▸ Given request:
Emit a verbatim copy of the lines below from the line with "Reproduce this chart" through the line with "600.3, 633.5, 666.8]", excluding pictures and everything outside that range.

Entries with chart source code
====
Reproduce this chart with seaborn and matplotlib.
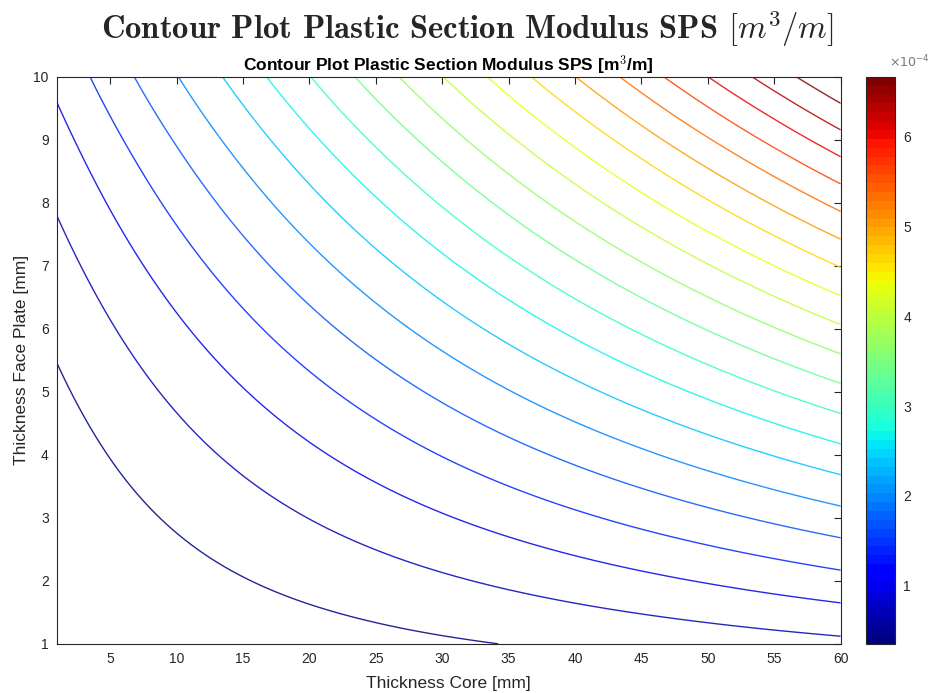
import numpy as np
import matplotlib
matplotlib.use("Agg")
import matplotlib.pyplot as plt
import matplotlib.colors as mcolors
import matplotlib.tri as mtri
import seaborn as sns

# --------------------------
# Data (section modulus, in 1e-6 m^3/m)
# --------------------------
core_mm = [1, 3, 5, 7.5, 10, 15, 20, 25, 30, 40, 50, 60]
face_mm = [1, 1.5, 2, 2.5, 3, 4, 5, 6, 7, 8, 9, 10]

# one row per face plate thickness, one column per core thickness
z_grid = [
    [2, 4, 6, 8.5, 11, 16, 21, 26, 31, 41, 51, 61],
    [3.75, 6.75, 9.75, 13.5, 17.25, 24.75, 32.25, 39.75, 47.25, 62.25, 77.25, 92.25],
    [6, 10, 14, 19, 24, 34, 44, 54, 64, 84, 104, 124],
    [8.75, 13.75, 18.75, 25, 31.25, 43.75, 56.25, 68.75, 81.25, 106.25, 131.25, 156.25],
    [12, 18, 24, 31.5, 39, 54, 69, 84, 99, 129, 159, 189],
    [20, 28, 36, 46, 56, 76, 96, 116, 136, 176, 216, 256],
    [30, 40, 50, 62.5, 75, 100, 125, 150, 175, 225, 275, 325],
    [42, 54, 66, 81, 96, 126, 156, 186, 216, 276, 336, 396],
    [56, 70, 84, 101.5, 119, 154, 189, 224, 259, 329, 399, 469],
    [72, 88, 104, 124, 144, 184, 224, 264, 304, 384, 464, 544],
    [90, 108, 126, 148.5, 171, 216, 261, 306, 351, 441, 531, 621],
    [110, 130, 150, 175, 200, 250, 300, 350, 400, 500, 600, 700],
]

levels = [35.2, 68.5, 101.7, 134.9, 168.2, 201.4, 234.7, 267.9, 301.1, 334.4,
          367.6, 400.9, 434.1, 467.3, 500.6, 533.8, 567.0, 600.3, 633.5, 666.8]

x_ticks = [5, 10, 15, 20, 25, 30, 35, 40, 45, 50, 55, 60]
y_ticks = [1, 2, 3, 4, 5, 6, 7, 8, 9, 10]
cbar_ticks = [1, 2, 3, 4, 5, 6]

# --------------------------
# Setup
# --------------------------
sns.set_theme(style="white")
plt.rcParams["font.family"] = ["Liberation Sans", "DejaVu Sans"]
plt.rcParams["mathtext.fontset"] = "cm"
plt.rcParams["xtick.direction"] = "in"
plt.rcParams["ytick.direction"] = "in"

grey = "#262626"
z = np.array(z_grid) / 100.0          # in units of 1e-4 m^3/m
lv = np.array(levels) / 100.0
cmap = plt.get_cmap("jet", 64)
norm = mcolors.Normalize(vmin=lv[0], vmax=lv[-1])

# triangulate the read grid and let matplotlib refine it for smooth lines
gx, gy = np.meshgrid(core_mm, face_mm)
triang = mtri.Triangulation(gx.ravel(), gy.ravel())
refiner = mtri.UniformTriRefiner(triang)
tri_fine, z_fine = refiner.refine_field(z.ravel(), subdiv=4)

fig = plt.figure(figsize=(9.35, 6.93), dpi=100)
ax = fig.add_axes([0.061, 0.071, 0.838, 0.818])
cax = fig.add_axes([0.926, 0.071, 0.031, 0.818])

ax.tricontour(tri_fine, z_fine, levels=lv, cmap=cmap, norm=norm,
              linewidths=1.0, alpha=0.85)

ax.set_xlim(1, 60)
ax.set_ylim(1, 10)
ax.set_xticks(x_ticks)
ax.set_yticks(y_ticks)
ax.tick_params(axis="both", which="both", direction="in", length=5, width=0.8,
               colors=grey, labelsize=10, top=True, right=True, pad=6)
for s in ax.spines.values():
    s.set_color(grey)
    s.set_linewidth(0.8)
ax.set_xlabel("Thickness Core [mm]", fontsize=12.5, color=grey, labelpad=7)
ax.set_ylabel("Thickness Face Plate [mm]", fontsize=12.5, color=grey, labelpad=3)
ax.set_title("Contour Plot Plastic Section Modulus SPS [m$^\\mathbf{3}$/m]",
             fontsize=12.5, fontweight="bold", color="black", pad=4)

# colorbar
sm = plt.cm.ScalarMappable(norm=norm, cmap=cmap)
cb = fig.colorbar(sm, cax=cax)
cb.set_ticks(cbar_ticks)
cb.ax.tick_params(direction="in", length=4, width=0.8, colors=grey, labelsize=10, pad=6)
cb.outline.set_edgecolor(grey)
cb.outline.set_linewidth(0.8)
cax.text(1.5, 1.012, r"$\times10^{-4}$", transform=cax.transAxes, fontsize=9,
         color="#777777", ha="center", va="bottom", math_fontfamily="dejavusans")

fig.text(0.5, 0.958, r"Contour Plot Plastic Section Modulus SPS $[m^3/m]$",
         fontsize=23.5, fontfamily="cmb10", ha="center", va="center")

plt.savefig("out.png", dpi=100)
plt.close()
====
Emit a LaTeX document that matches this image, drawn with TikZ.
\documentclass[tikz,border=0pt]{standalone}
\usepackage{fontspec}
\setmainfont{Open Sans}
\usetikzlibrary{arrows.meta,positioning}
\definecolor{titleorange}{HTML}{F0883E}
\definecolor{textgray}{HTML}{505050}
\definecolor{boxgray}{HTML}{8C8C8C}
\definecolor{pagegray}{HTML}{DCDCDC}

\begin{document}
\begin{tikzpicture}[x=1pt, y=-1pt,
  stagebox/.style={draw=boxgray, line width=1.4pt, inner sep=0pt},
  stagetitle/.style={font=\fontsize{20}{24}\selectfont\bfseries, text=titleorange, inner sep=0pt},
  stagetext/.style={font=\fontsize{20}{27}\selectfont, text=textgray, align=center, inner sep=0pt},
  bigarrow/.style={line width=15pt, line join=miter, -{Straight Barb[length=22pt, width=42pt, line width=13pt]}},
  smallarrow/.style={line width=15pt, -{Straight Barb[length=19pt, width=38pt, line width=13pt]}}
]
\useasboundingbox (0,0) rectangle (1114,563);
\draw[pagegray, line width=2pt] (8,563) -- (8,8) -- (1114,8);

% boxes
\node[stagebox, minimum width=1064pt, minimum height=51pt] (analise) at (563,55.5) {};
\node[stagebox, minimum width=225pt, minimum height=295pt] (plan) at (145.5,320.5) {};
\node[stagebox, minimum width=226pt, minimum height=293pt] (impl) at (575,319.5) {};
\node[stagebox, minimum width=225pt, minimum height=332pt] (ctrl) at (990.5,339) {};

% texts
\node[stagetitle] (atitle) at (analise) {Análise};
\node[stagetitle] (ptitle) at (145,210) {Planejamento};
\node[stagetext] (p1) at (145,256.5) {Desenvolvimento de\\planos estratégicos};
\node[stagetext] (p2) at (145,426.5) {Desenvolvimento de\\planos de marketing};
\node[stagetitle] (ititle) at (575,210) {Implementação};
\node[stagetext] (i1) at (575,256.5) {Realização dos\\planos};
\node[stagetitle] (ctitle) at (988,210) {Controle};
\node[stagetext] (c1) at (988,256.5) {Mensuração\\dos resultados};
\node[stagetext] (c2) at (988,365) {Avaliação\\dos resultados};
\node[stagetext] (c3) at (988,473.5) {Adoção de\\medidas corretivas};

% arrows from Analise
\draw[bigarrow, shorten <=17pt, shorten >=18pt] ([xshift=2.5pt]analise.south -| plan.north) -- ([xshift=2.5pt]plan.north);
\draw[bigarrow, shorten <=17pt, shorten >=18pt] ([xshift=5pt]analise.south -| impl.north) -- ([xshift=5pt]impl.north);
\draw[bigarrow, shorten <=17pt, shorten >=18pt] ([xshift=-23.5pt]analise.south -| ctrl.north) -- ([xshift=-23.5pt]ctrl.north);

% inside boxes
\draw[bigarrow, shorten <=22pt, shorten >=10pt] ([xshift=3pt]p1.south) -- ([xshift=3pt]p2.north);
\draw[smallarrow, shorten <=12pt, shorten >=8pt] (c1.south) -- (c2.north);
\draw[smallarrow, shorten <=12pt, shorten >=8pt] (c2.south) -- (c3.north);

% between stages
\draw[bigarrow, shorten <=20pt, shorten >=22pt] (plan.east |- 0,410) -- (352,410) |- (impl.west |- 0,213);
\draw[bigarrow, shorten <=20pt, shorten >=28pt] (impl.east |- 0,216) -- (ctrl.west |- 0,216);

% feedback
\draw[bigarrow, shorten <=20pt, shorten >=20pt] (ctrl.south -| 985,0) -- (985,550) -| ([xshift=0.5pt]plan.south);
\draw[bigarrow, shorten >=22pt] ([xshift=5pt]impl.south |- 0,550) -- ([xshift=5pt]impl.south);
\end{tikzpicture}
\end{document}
====
▸ Reply to the exercise:
Reproduce this chart with seaborn and matplotlib.
import numpy as np
import matplotlib
matplotlib.use("Agg")
import matplotlib.pyplot as plt
import matplotlib.colors as mcolors
import matplotlib.tri as mtri
import seaborn as sns

# --------------------------
# Data (section modulus, in 1e-6 m^3/m)
# --------------------------
core_mm = [1, 3, 5, 7.5, 10, 15, 20, 25, 30, 40, 50, 60]
face_mm = [1, 1.5, 2, 2.5, 3, 4, 5, 6, 7, 8, 9, 10]

# one row per face plate thickness, one column per core thickness
z_grid = [
    [2, 4, 6, 8.5, 11, 16, 21, 26, 31, 41, 51, 61],
    [3.75, 6.75, 9.75, 13.5, 17.25, 24.75, 32.25, 39.75, 47.25, 62.25, 77.25, 92.25],
    [6, 10, 14, 19, 24, 34, 44, 54, 64, 84, 104, 124],
    [8.75, 13.75, 18.75, 25, 31.25, 43.75, 56.25, 68.75, 81.25, 106.25, 131.25, 156.25],
    [12, 18, 24, 31.5, 39, 54, 69, 84, 99, 129, 159, 189],
    [20, 28, 36, 46, 56, 76, 96, 116, 136, 176, 216, 256],
    [30, 40, 50, 62.5, 75, 100, 125, 150, 175, 225, 275, 325],
    [42, 54, 66, 81, 96, 126, 156, 186, 216, 276, 336, 396],
    [56, 70, 84, 101.5, 119, 154, 189, 224, 259, 329, 399, 469],
    [72, 88, 104, 124, 144, 184, 224, 264, 304, 384, 464, 544],
    [90, 108, 126, 148.5, 171, 216, 261, 306, 351, 441, 531, 621],
    [110, 130, 150, 175, 200, 250, 300, 350, 400, 500, 600, 700],
]

levels = [35.2, 68.5, 101.7, 134.9, 168.2, 201.4, 234.7, 267.9, 301.1, 334.4,
          367.6, 400.9, 434.1, 467.3, 500.6, 533.8, 567.0, 600.3, 633.5, 666.8]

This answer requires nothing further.